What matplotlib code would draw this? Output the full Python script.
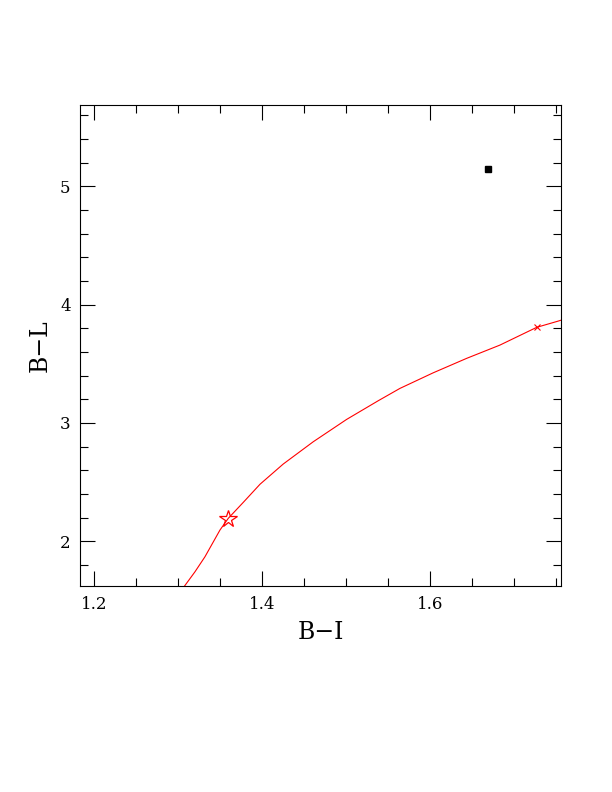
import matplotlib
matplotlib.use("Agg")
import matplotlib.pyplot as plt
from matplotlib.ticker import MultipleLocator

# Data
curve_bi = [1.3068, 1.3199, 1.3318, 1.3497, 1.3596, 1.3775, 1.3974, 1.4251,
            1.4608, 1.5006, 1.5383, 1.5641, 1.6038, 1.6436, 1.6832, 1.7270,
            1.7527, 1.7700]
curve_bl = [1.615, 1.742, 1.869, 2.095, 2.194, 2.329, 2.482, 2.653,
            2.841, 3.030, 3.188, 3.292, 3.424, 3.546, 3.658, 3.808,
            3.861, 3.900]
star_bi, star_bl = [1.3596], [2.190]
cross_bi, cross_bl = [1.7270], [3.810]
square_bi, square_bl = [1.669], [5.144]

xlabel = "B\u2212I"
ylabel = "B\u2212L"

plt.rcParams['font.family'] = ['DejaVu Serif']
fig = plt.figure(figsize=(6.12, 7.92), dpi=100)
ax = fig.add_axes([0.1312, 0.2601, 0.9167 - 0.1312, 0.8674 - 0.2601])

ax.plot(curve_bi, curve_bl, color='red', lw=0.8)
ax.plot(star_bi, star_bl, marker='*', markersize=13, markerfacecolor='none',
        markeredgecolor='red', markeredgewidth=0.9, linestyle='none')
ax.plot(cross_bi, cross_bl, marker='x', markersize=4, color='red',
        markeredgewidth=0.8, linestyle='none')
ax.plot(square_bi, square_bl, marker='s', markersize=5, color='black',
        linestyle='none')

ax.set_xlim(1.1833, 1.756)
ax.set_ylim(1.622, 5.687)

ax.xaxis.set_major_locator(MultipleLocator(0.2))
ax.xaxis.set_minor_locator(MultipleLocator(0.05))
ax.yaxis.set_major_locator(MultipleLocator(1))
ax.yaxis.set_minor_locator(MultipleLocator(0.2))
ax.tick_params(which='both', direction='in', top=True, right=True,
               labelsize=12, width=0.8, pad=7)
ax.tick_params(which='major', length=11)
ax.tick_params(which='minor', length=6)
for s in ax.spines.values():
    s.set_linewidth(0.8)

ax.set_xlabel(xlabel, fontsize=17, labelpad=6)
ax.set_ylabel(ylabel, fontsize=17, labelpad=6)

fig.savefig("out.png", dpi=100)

================

**Brief**
Copy out every line of the listing that includes the string "matplotlib".

**Solved exercise**
What matplotlib code would draw this? Output the full Python script.
import matplotlib
matplotlib.use("Agg")
import matplotlib.pyplot as plt
from matplotlib.ticker import MultipleLocator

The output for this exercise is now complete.